How the Strength of Steel is Determined in the Bending World
The Strength of Steel and Bending Stock
Over the years, lots of people have asked me questions about the strength of steel and bending stock. Because steel bending can be so obsessive, and the need to constantly bend more stuff can overtake an individual so intensely, it can be easy to understand why so many people are hungry for this knowledge.
Common Questions about Bending Stock Strength
Here are some of the types of questions I get most often:
“How Strong is my Steel?”
People will be bending a certain nail, bolt or piece of stock and want to know if it is a good bend or not. This is understandable, because people like to know where they stand.
“What nail/bolt/stock should I go to next if I am bending THIS and want to bend THAT?”
Most people want to ultimately be able to bend a certain bar, whether it is the Red Nail or some other high level bend like the Bastard from Fat Bastard Barbell or the Battle Bar from Benders Battlefield. Along the road to this goal it’s nice to know which bends to attempt along the way.
“How far am I from the Red Nail if I am bending this or that…”
Sometimes people are seeing progress by cutting what they can bend down to shorter lengths, or they have been moving up to harder graded bolts or slightly thicker stock, but they still want to know how far away they are from their goal.
And there are many, many more questions I receive about the strength of bending stock.
Comparing Strengths of Various Pieces of Bending Stock
There is a system that is used to rate the strength level of bars. This has proven to be quite useful in getting an idea of where different bars lie in relationship to one another, and it even works well for a variety of different stock, including Round Steel, Graded Bolts, Drill Rod, and even square and hex steel.
This system was innovated by Eric Milfeld and later Mike Krahling. These are just the guys that I am most aware of in the United States who are doing it. There may indeed be many more who are doing this.
This process involves special attachments that are put onto the bending stock being rated, followed by using the steel to pull against weight until it bends to the desired angle. Once the stock bends to that angle, it is assigned its strength level.
This process is often labeled “calibration,” although there has also been debate about whether that is the proper term. Perhaps a better term to describe it would be simply “rating the stock.”
Regardless of what you call this process, it has proven to be a fairly reliable method for a solid comparison tool, as well as something to base your progressions and purchases upon.
In the video below, Mike Krahling demonstrates the process of rating the strength of a steel bar.
Now, what you see here is just one bar being rated, but over the years, many bars have been rated and also logged for comparison at the AZ Grip website. You can see the strength comparison chart here: Steel Bending Progressions.
Now, there are limits to this process, and that needs to be understood from the beginning.
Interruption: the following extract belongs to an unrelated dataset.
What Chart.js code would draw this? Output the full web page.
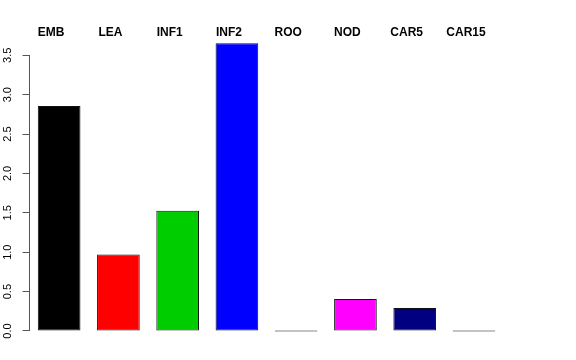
<!DOCTYPE html>
<html>
<head>
<meta charset="utf-8">
<script src="https://cdn.jsdelivr.net/npm/chart.js@4/dist/chart.umd.min.js"></script>
<style>
  html, body { margin: 0; padding: 0; background: #ffffff; }
  #wrap { width: 576px; height: 360px; }
</style>
</head>
<body>
<div id="wrap"><canvas id="c" width="576" height="360"></canvas></div>
<script>
// ---- data ----
const categories = ["EMB", "LEA", "INF1", "INF2", "ROO", "NOD", "CAR5", "CAR15"];
const values = [2.855, 0.972, 1.525, 3.654, 0, 0.406, 0.292, 0];
const barColors = ["#000000", "#FF0000", "#00CD00", "#0000FF", "#00FFFF", "#FF00FF", "#000080", "#808080"];
const yTickValues = [0, 0.5, 1, 1.5, 2, 2.5, 3, 3.5];

const axisColor = "#555555";

const axisLinePlugin = {
  id: "axisLine",
  afterDraw(chart) {
    const y = chart.scales.y;
    const ctx = chart.ctx;
    const x = Math.round(y.right) - 0.5;
    ctx.save();
    ctx.strokeStyle = axisColor;
    ctx.lineWidth = 1;
    ctx.beginPath();
    ctx.moveTo(x, y.getPixelForValue(yTickValues[0]));
    ctx.lineTo(x, y.getPixelForValue(yTickValues[yTickValues.length - 1]));
    ctx.stroke();
    ctx.restore();
  }
};

new Chart(document.getElementById("c"), {
  type: "bar",
  data: {
    labels: categories,
    datasets: [{
      data: values,
      backgroundColor: barColors,
      borderColor: "#111111",
      borderWidth: 1,
      borderSkipped: false,
      minBarLength: 1,
      categoryPercentage: 1,
      barPercentage: 0.72
    }]
  },
  options: {
    responsive: false,
    devicePixelRatio: 1,
    animation: false,
    layout: { padding: { left: 0, right: 72.4, top: 0, bottom: 17.5 } },
    plugins: { legend: { display: false }, tooltip: { enabled: false } },
    scales: {
      x: {
        type: "category",
        display: false,
        offset: true
      },
      x2: {
        type: "category",
        position: "top",
        labels: categories,
        offset: true,
        grid: { display: false, drawTicks: false },
        border: { display: false },
        ticks: {
          autoSkip: false,
          maxRotation: 0,
          minRotation: 0,
          padding: -2.4,
          labelOffset: -8,
          color: "#000000",
          font: { family: "'Liberation Sans', Arial, sans-serif", size: 12, weight: "bold" }
        },
        afterFit(scale) { scale.height = 37; }
      },
      y: {
        type: "linear",
        position: "left",
        min: -0.146,
        max: 3.732,
        grid: {
          display: true,
          drawOnChartArea: false,
          drawTicks: true,
          tickLength: 7,
          color: axisColor
        },
        border: { display: false },
        afterBuildTicks(scale) {
          scale.ticks = yTickValues.map(v => ({ value: v }));
        },
        ticks: {
          minRotation: 90,
          maxRotation: 90,
          crossAlign: "center",
          padding: 6.5,
          color: "#000000",
          font: { family: "'Liberation Sans', Arial, sans-serif", size: 11 },
          callback: (v) => Number(v).toFixed(1)
        },
        afterFit(scale) { scale.width = 29.5; }
      }
    }
  },
  plugins: [axisLinePlugin]
});
</script>
</body>
</html>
For instance, steel varies and it can vary quite a bit. Just because you bought a Red Nail back in 2004 does not mean that a Red Nail that you buy right now will rate out at the exact same number. New stock might have been selected to be used at some point. (Of course, the Red Nail is still a Beast to bend, so no disrespect to IronMind.)
Variance of Steel Strength
As I point out in this post, Strength Variations of Steel, it is possible to see strength variance within the same piece of steel. Remember that steel is created in long lengths and then cut down in order to bend in shorter lengths. There can be quite a bit of variation within one of those virgin bars pulled out at the factory. So in that regard, you have to understand that just because you buy a 7-inch by 5/16-inch length of Cold Rolled Steel, it does not guarantee that you are ready to certify on the Red Nail, even though the Red Nail, too, is 7 X 5/16 CRS.
Variance in Steel Strength & Differences by Length
Also, you have to remember that you must take the readings of bars of different lengths very carefully. For instance, if you look at that chart, it lists the Red Nail, 7 X 5/16 in length and diameter, at 420-lbs in order to bend. Also, that chart lists a Linear “S” Grade 5 Bolt 6 X 1/4 in length and diameter at 425. An assumption that has often been made is that if one can bend that Linear “S” Grade 5 Bolt, then they surely must be able to bend the Red Nail, which is rated at 5-lbs lighter.
Unfortunately, this assumption is completely wrong, because the Grade 5 bolt is only 6 inches long, meaning there is less leverage available to produce a bend using the testing device. In reality, if the Grade 5 in question were 7-inches long, it would feel like bending a coat-hanger.
Comparing Different Bars
So, as you utilize the chart, make sure that you remember that comparisons should be made between different pieces of stock of the same length only. Also remember that the way the calibrating set-up bends the bar is not completely the same as the way the bar bends when you bend it, so just because a piece of stock rates higher than another piece of stock using the device, does not necessarily mean it will feel harder to bend when you try it.
Even with this handful of limitations, the “Steel Progression Chart” is a very good resource for you in your bending training. It has been an extremely helpful tool for both new benders looking for ways to progress in their bending, as well as seasoned veterans who are looking for stepping stones to their ultimate bending goal.
In fact, I reference this chart quite often with my coaching clients who are looking for progressions in their steel bending programs. And now, it is a tool you can place in your toolbox to reference whenever you need it.